The sport is nearly two decades old, but only two decades old which means that a whole generation, perhaps two, has moved on.

It also means that players who adapted quickly in the early years stood out from among their contemporaries before the availability of greater information and better analytical skills meant that performances in the format as a whole improved overall.

The paleontologist Stephen Jay Gould saw this as ‘declining variation’, arguing that ‘systems equilibrate as they improve’. He was obsessed with baseball and worked the figures from there, but the principle is the same here too.

Anyway, to get back to our team. At the top there can be little dispute. Christopher Henry Gayle was for years the hardest hitting and most consistent opening batman.

He gave of his talent to 26 teams across six countries as ambassador of a sport not many were sure of in the early years. He was the first to ten thousand runs and hit more sixes and more boundaries than anybody else. Long before he retired he was already being called the Bradman of T20.

Kohli as opener

Accompanying him would be Virat Kohli, who for long averaged over fifty (admittedly averages mean nothing here) and was known as the King of the Chase. He will have to be cautious about running between wickets with Gayle though, as the latter prefers to stay at home and swing for the rafters.

Captain’s dream

At number three, we would have A.B. de Villiers, the original 360-degree batsman, still the most creative striker the format has seen.

A brilliant fielder and runner between the wickets, he is the captain’s dream. He is one of only two batsman in the list of top ten scorers with a strike rate of over 150.

The other, Kieron Pollard, would bat at five. Pollard has the third best aggregate and 300-plus wickets, besides.

In between, we would have David Warner for his intelligent batting and strike rate. He may love to open, but playing him at four gives us a chance to have a left-right combination both at the top and in the middle.

At six it will be Glen Maxwell, who one of these days is likely to clear the stadium with one swing of the bat, and at seven Andre Russell, who might do that earlier!

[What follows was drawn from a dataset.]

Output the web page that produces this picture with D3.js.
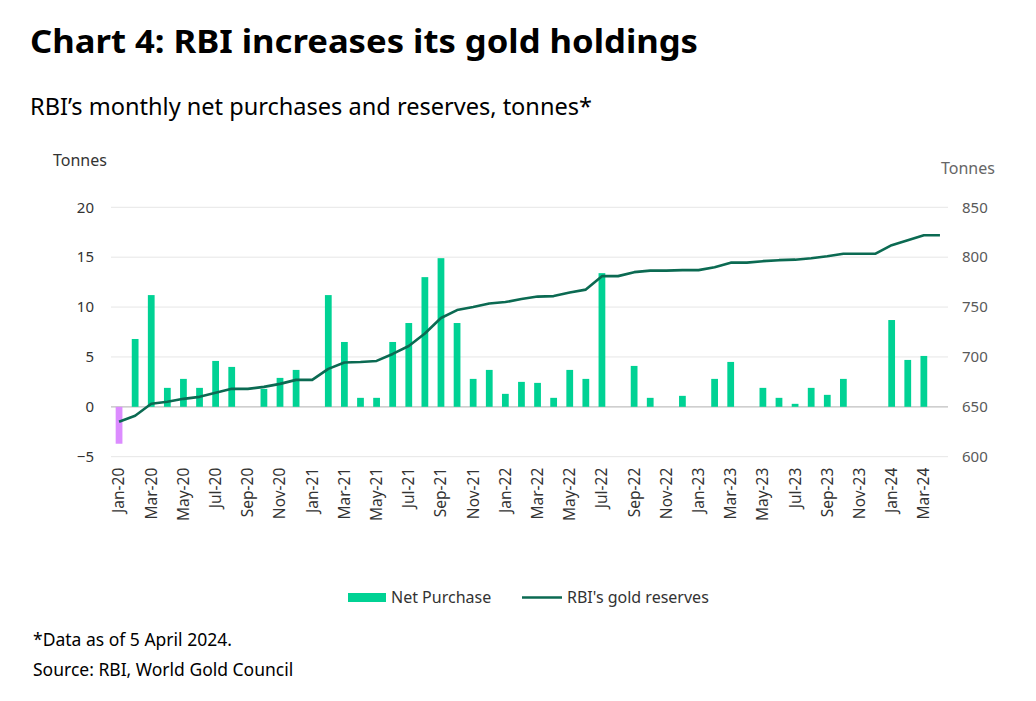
<!DOCTYPE html>
<html>
<head>
<meta charset="utf-8">
<script src="https://cdn.jsdelivr.net/npm/d3@7"></script>
<style>
  html, body { margin: 0; padding: 0; background: #fff; }
  svg text { font-family: "Noto Sans", "Open Sans", sans-serif; }
</style>
</head>
<body>
<svg id="chart" width="1036" height="701"></svg>
<script>
// --- DATA ---

const months = [
  "Jan-20","Feb-20","Mar-20","Apr-20","May-20","Jun-20","Jul-20","Aug-20","Sep-20","Oct-20","Nov-20","Dec-20",
  "Jan-21","Feb-21","Mar-21","Apr-21","May-21","Jun-21","Jul-21","Aug-21","Sep-21","Oct-21","Nov-21","Dec-21",
  "Jan-22","Feb-22","Mar-22","Apr-22","May-22","Jun-22","Jul-22","Aug-22","Sep-22","Oct-22","Nov-22","Dec-22",
  "Jan-23","Feb-23","Mar-23","Apr-23","May-23","Jun-23","Jul-23","Aug-23","Sep-23","Oct-23","Nov-23","Dec-23",
  "Jan-24","Feb-24","Mar-24","Apr-24"
];

// Monthly net purchases, tonnes (Apr-24 has no bar)
const netPurchase = [
  -3.7, 6.8, 11.2, 1.9, 2.8, 1.9, 4.6, 4.0, 0, 1.8, 2.9, 3.7,
  0, 11.2, 6.5, 0.9, 0.9, 6.5, 8.4, 13.0, 14.9, 8.4, 2.8, 3.7,
  1.3, 2.5, 2.4, 0.9, 3.7, 2.8, 13.4, 0, 4.1, 0.9, 0, 1.1,
  0, 2.8, 4.5, 0, 1.9, 0.9, 0.3, 1.9, 1.2, 2.8, 0, 0,
  8.7, 4.7, 5.1, null
];

// RBI gold reserves, tonnes
const reserves = [
  635, 641, 653, 655, 658, 660, 664, 668, 668, 670, 673, 677,
  677, 688, 694.5, 695, 696, 703, 711, 723.5, 739, 747, 750, 753.5,
  755, 758, 760.5, 761, 764.5, 767.5, 781, 781, 785, 786.5, 786.5, 787,
  787, 790, 794.5, 794.5, 796, 797, 797.5, 799, 801, 803.5, 803.5, 803.5,
  812, 817, 822, 822
];

const leftTicks = [-5, 0, 5, 10, 15, 20];
const rightTicks = [600, 650, 700, 750, 800, 850];
const xTickLabels = months.filter((m, i) => i % 2 === 0);

// --- CONFIG ---

const barColor = "#00d294";
const negColor = "#dc8cff";
const lineColor = "#0b6a52";
const plot = { left: 111, right: 948, top: 207.3, bottom: 456.7 };

const svg = d3.select("#chart");

// --- SCALES ---

const x = d3.scaleBand()
    .domain(months)
    .range([plot.left, plot.right])
    .paddingInner(0.58)
    .paddingOuter(0.29);

const yLeft = d3.scaleLinear().domain([-5, 20]).range([plot.bottom, plot.top]);
const yRight = d3.scaleLinear().domain([600, 850]).range([plot.bottom, plot.top]);

// --- TITLES ---

svg.append("text")
    .attr("x", 30).attr("y", 53)
    .style("font-size", "32.5px").style("font-weight", "700").style("fill", "#000")
    .attr("textLength", 668).attr("lengthAdjust", "spacingAndGlyphs")
    .text("Chart 4: RBI increases its gold holdings");

svg.append("text")
    .attr("x", 30).attr("y", 115)
    .style("font-size", "23.5px").style("fill", "#000")
    .attr("textLength", 562).attr("lengthAdjust", "spacingAndGlyphs")
    .text("RBI\u2019s monthly net purchases and reserves, tonnes*");

svg.append("text")
    .attr("x", 53).attr("y", 166)
    .style("font-size", "16px").style("fill", "#333")
    .text("Tonnes");

svg.append("text")
    .attr("x", 941).attr("y", 174)
    .style("font-size", "16px").style("fill", "#666")
    .text("Tonnes");

// --- GRID ---

svg.append("g")
    .selectAll("line")
    .data(leftTicks)
    .join("line")
    .attr("x1", plot.left).attr("x2", plot.right)
    .attr("y1", d => yLeft(d)).attr("y2", d => yLeft(d))
    .style("stroke", d => d === 0 ? "#bfbfbf" : "#e6e6e6")
    .style("stroke-width", d => d === 0 ? 1.3 : 1);

// --- AXES ---

const axisL = svg.append("g")
    .attr("transform", `translate(${plot.left},0)`)
    .call(d3.axisLeft(yLeft).tickValues(leftTicks).tickSize(0).tickPadding(17));
axisL.select(".domain").remove();
axisL.selectAll("text").style("font-size", "15px").style("fill", "#333").style("font-family", "Noto Sans, sans-serif");

const axisR = svg.append("g")
    .attr("transform", `translate(${plot.right},0)`)
    .call(d3.axisRight(yRight).tickValues(rightTicks).tickSize(0).tickPadding(14));
axisR.select(".domain").remove();
axisR.selectAll("text").style("font-size", "15px").style("fill", "#595959").style("font-family", "Noto Sans, sans-serif");

const axisX = svg.append("g")
    .attr("transform", `translate(0,${plot.bottom})`)
    .call(d3.axisBottom(x).tickValues(xTickLabels).tickSize(0));
axisX.select(".domain").remove();
axisX.selectAll("text")
    .attr("transform", "rotate(-90)")
    .attr("text-anchor", "end")
    .attr("x", -11).attr("y", 0).attr("dy", "0.35em")
    .style("font-size", "15.5px").style("fill", "#333").style("font-family", "Noto Sans, sans-serif");

// --- BARS ---

const barData = months.map((m, i) => ({ month: m, value: netPurchase[i] })).filter(d => d.value !== null);

svg.append("g")
    .selectAll("rect")
    .data(barData)
    .join("rect")
    .attr("x", d => x(d.month))
    .attr("width", x.bandwidth())
    .attr("y", d => yLeft(Math.max(0, d.value)))
    .attr("height", d => Math.abs(yLeft(d.value) - yLeft(0)))
    .style("fill", d => d.value < 0 ? negColor : barColor);

// --- LINE ---

const lineData = months.map((m, i) => ({ month: m, value: reserves[i] }));

svg.append("path")
    .datum(lineData)
    .attr("d", d3.line()
        .x(d => x(d.month) + x.bandwidth() / 2)
        .y(d => yRight(d.value)))
    .style("fill", "none")
    .style("stroke", lineColor)
    .style("stroke-width", 2.6)
    .style("stroke-linejoin", "round");

// --- LEGEND ---

const legend = svg.append("g");
legend.append("rect")
    .attr("x", 348).attr("y", 593).attr("width", 38).attr("height", 9)
    .style("fill", barColor);
legend.append("text")
    .attr("x", 391).attr("y", 603)
    .style("font-size", "16px").style("fill", "#333")
    .text("Net Purchase");
legend.append("line")
    .attr("x1", 522).attr("x2", 562).attr("y1", 597.5).attr("y2", 597.5)
    .style("stroke", lineColor).style("stroke-width", 2.6);
legend.append("text")
    .attr("x", 567).attr("y", 603)
    .style("font-size", "16px").style("fill", "#333")
    .text("RBI's gold reserves");

// --- FOOTNOTES ---

svg.append("text")
    .attr("x", 33).attr("y", 646)
    .style("font-size", "17.5px").style("fill", "#000")
    .text("*Data as of 5 April 2024.");

svg.append("text")
    .attr("x", 33).attr("y", 676)
    .style("font-size", "17.5px").style("fill", "#000")
    .text("Source: RBI, World Gold Council");
</script>
</body>
</html>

Russell has a strike rate of nearly 170 over 400-plus matches, and 364 wickets besides, making him the finest all-round player around.

Dhoni factor

None of these batting positions is etched in rock. Flexibility is the key in T20 cricket. Which is why Mahendra Singh Dhoni coming in at No. 8 is a convenience rather than a necessity. The middle order can be shuffled around depending on the flow of the game and the form of the day.

Dhoni at eight also means the earlier batsmen have the freedom to go for broke knowing he can pick up the pieces.

Meanwhile, waiting in the dugout is Dwayne Bravo, he of 583 wickets and 6700 runs, and a restrictive bowler too. Strike rates in bowling don’t really matter since no wicket for 10 runs in four overs is better than two wickets for fifty.

At ten and eleven come our pure bowlers, leg spinner Rashid Khan and Lasith Malinga. This team can call upon four others and Gayle if he is in the mood.

Missing out

To leave out Rohit Sharma, Jos Buttler, Shakib Al Hasan, Sunil Narine, Shahid Afridi, Shane Watson and some great fast bowlers, including Dale Steyn is a wrench, but cannot be avoided.

In fact, it may be possible to pick another eleven as good without too much effort. Those who will be known in future as the greats of T20 game have begun emerging in recent years.